= Audio synchronizer =

Variable audio delay used to maintain audio-video synchronization

An audio synchronizer is a variable audio delay used to correct or maintain audio-video sync or timing also known as lip sync error. See, for example, the specification for audio to video timing given in ATSC Document IS-191. Modern television systems use large amounts of video signal processing such as MPEG preprocessing, encoding and decoding, video synchronization and resolution conversion in pixelated displays. This video processing can cause delays in the video signal ranging from a few microseconds to tens of seconds. If the television program is displayed to the viewer with this video delay the audio-video synchronization is wrong, and the video will appear to the viewer after the sound is heard. This effect is commonly referred to as A/V sync or lip sync error and can cause serious problems related to the viewer's enjoyment of the program.

==Error correction==
To correct audio-video sync problems, the video processing circuitry outputs a DDO (digital delay output) signal, which carries information about the amount of delay the video signal experiences due to the video processing. The DDO may, for example, be provided by equipment which adheres to the SMPTE Audio to Video Synchronization Standard. The audio synchronizer receives the DDO signal and, in response, delays the audio by an equivalent amount, thereby maintaining proper audio-video sync. Modern audio synchronizers operate by digitizing and writing the audio signal into a ring memory, which is most commonly a RAM-based memory having independent read and write ability. At the appropriate delay time (as conveyed by the DDO) after an audio sample (or group of samples) is written into the memory, the previously stored audio sample is read from the ring memory. The storage and reading of the audio samples take place continuously in response to the respective memory write and read addresses, which increment by 1 count for every write or read operation. For example, an audio sample would be written at address 1, a different sample read from (previously written) address 5, another sample is written at address 2, yet another read from 6, write at 3, read from 7 and so on. The delay between writing and reading a particular sample is 4 addresses, which, when multiplied by the amount of time it takes to change from one address to the next, gives the total audio delay.

===Tracking changes===
Unfortunately, video delays frequently make quick and large changes, for example, a jump in delay time from 2 seconds to 6 seconds is possible. To maintain proper audio-video sync, the audio delay must track these video delay changes. Changing the audio delay requires changing the difference between the write address and the read address. This change can be accomplished by causing either the write or read address to jump forward or backward; however, this jump causes some audio samples to repeat or be lost, resulting in an unwanted and annoying pop, click, gap, distortion or noise in the audio signal. Some audio synchronizers operate by making repeated, very small jumps that cause unwanted (but less annoying) distortion and noise in the audio signal, rather than pops, gaps, and clicks. Other audio synchronizers change delay by changing the speed of the reading of audio from the ring memory. If audio samples are read out of the memory more slowly than they are written, the delay increases. If audio samples are read out faster than they are written, the delay decreases. Using variable speed reading prevents pops, clicks, gaps, distortion and noise from being introduced into the audio, but does create unwanted and annoying pitch errors. For example, reading faster than writing causes the audio pitch to increase and reading slower than writing causes the pitch to decrease.

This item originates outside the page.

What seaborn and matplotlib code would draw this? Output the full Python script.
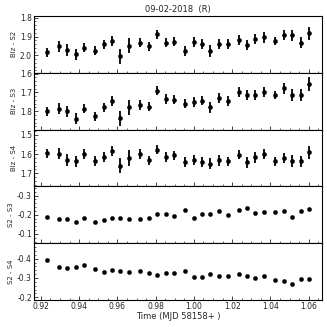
import numpy as np
import pandas as pd
import seaborn as sns
import matplotlib
matplotlib.use("Agg")
import matplotlib.pyplot as plt
from matplotlib.ticker import MultipleLocator

### Data
time = [0.9234, 0.9293, 0.9337, 0.9382, 0.9426, 0.9485, 0.9528, 0.9572, 0.9616, 0.9661,
        0.9718, 0.9764, 0.9807, 0.9852, 0.9896, 0.9955, 0.9999, 1.0042, 1.0086, 1.0131,
        1.0176, 1.0234, 1.0277, 1.0322, 1.0366, 1.0425, 1.0470, 1.0514, 1.0559, 1.0603]

blz_s2 = [1.983, 1.952, 1.972, 1.995, 1.960, 1.975, 1.942, 1.925, 2.005, 1.949,
          1.933, 1.952, 1.888, 1.933, 1.928, 1.977, 1.928, 1.939, 1.977, 1.939,
          1.939, 1.918, 1.946, 1.914, 1.905, 1.925, 1.893, 1.893, 1.932, 1.882]
blz_s2_err = [0.024, 0.030, 0.030, 0.028, 0.025, 0.025, 0.025, 0.027, 0.040, 0.040,
              0.025, 0.024, 0.025, 0.025, 0.025, 0.025, 0.027, 0.025, 0.030, 0.027,
              0.025, 0.025, 0.027, 0.027, 0.027, 0.022, 0.027, 0.030, 0.030, 0.035]

blz_s3 = [1.800, 1.786, 1.800, 1.839, 1.786, 1.827, 1.780, 1.745, 1.836, 1.779,
          1.766, 1.775, 1.691, 1.734, 1.738, 1.759, 1.752, 1.743, 1.780, 1.729,
          1.746, 1.698, 1.713, 1.713, 1.698, 1.713, 1.679, 1.713, 1.713, 1.655]
blz_s3_err = [0.024, 0.030, 0.030, 0.028, 0.025, 0.025, 0.025, 0.027, 0.040, 0.040,
              0.025, 0.024, 0.025, 0.025, 0.025, 0.025, 0.027, 0.025, 0.030, 0.027,
              0.025, 0.025, 0.027, 0.027, 0.027, 0.022, 0.027, 0.030, 0.030, 0.035]

blz_s4 = [1.595, 1.598, 1.630, 1.638, 1.598, 1.636, 1.616, 1.583, 1.661, 1.621,
          1.598, 1.633, 1.577, 1.616, 1.607, 1.642, 1.630, 1.640, 1.650, 1.633,
          1.638, 1.603, 1.643, 1.617, 1.600, 1.638, 1.621, 1.635, 1.638, 1.591]
blz_s4_err = [0.024, 0.030, 0.030, 0.028, 0.025, 0.025, 0.025, 0.027, 0.040, 0.040,
              0.025, 0.024, 0.025, 0.025, 0.025, 0.025, 0.027, 0.025, 0.030, 0.027,
              0.025, 0.025, 0.027, 0.027, 0.027, 0.022, 0.027, 0.030, 0.030, 0.035]

s2_s3 = [-0.190, -0.176, -0.179, -0.162, -0.183, -0.164, -0.172, -0.183, -0.183, -0.178,
         -0.178, -0.184, -0.203, -0.203, -0.193, -0.222, -0.184, -0.202, -0.202, -0.219,
         -0.198, -0.222, -0.236, -0.207, -0.212, -0.216, -0.221, -0.188, -0.217, -0.228]

s2_s4 = [-0.395, -0.356, -0.350, -0.359, -0.366, -0.345, -0.331, -0.343, -0.335, -0.331,
         -0.338, -0.325, -0.318, -0.325, -0.325, -0.335, -0.305, -0.305, -0.323, -0.313,
         -0.310, -0.322, -0.310, -0.300, -0.310, -0.290, -0.282, -0.270, -0.295, -0.295]
diff_err = [0.004] * 30

labels = ['Blz - S2', 'Blz - S3', 'Blz - S4', 'S2 - S3', 'S2 - S4']
values = [blz_s2, blz_s3, blz_s4, s2_s3, s2_s4]
errors = [blz_s2_err, blz_s3_err, blz_s4_err, diff_err, diff_err]
ylims = [(2.093, 1.791), (1.897, 1.596), (1.768, 1.472), (-0.052, -0.348), (-0.186, -0.482)]

### Style
sns.set_style("ticks")
plt.rcParams['font.family'] = ['DejaVu Sans']
plt.rcParams['xtick.direction'] = 'in'
plt.rcParams['ytick.direction'] = 'in'

fig, axes = plt.subplots(5, 1, sharex=True, figsize=(3.27, 3.27), dpi=100)
fig.subplots_adjust(left=0.104, right=0.986, top=0.951, bottom=0.083, hspace=0)

for ax, lab, val, err, yl in zip(axes, labels, values, errors, ylims):
    df = pd.DataFrame({'t': time, 'v': val, 'e': err})
    ax.errorbar(df['t'], df['v'], yerr=df['e'], fmt='none', ecolor='black',
                elinewidth=1.3, capsize=0, zorder=2)
    sns.scatterplot(data=df, x='t', y='v', ax=ax, color='black', s=9,
                    edgecolor='black', linewidth=0.3, zorder=3, legend=False)
    ax.set_ylim(*yl)
    ax.set_xlim(0.9164, 1.0672)
    ax.set_ylabel(lab, fontsize=5, labelpad=2)
    ax.set_xlabel('')
    ax.yaxis.set_major_locator(MultipleLocator(0.1))
    ax.yaxis.set_minor_locator(MultipleLocator(0.02))
    ax.xaxis.set_major_locator(MultipleLocator(0.02))
    ax.xaxis.set_minor_locator(MultipleLocator(0.005))
    ax.tick_params(which='major', length=3, width=0.6, labelsize=5.5, pad=1.5)
    ax.tick_params(which='minor', length=1.5, width=0.5)
    ax.tick_params(right=False, top=False, which='both')
    for sp in ax.spines.values():
        sp.set_linewidth(0.8)
        sp.set_color('black')
    ax.yaxis.set_major_formatter(matplotlib.ticker.FormatStrFormatter('%.1f'))

axes[-1].xaxis.set_major_formatter(matplotlib.ticker.FormatStrFormatter('%.2f'))
axes[-1].set_xlabel('Time (MJD 58158+ )', fontsize=6, labelpad=1)
axes[0].set_title('09-02-2018  (R)', fontsize=6, pad=3)

plt.savefig('out.png', dpi=100)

===Variable speed reading===
Audio synchronizers that use variable speed reading are generally preferred in professional applications. The control of audio delay is generally more accurate and more easily accomplished. Pitch errors in lower performance devices are uncompensated and kept to a level generally not perceived by the average viewer, by limiting the amount of change of reading speed. Typically, the change limit is in the order of 0.2%. Unfortunately, this limits the rate of delay change and when large video delay changes occur the slow tracking rate of these uncompensated synchronizers can cause the audio-video sync to be off for several seconds or minutes until the audio delay catches up with the video delay. Additionally, listeners with excellent pitch perception may notice and be annoyed by even these small pitch errors.

===Pitch correction circuit===
In higher performance audio synchronizers, the rate of delay change is allowed to be much faster, generally in the order of 25%, and the resulting pitch error is corrected with a pitch correction circuit. The pitch correction circuitry is frequently a proprietary design, due to the difficulty in performing correction so the errors are imperceptible to critical listeners. These higher-performance audio synchronizers allow the audio delay to track even large and quick video delay changes without generating any artifacts that are perceptible to even critical listeners for most audio program material.

===Recent developments===
Recent developments in video processing devices permit those devices to sense when a large video delay change will need to be made beforehand and allow that change information to be communicated to the audio synchronizer. The "advanced notice" from the video processing device allows the audio synchronizer to anticipate and take advantage of particular audio material (e.g., periods of relative silence or periods without music) to facilitate making corresponding large audio delay changes that do not risk generating noticeable audio artifacts. Further developments permit handshaking between the video processing device and the audio synchronizer to control when the video delay change is made to optimize the timing of the tracking audio delay change, thereby further reducing the risk of generating noticeable audio artifacts and at the same time reducing the risk of missynchronization due to rapid video delay changes.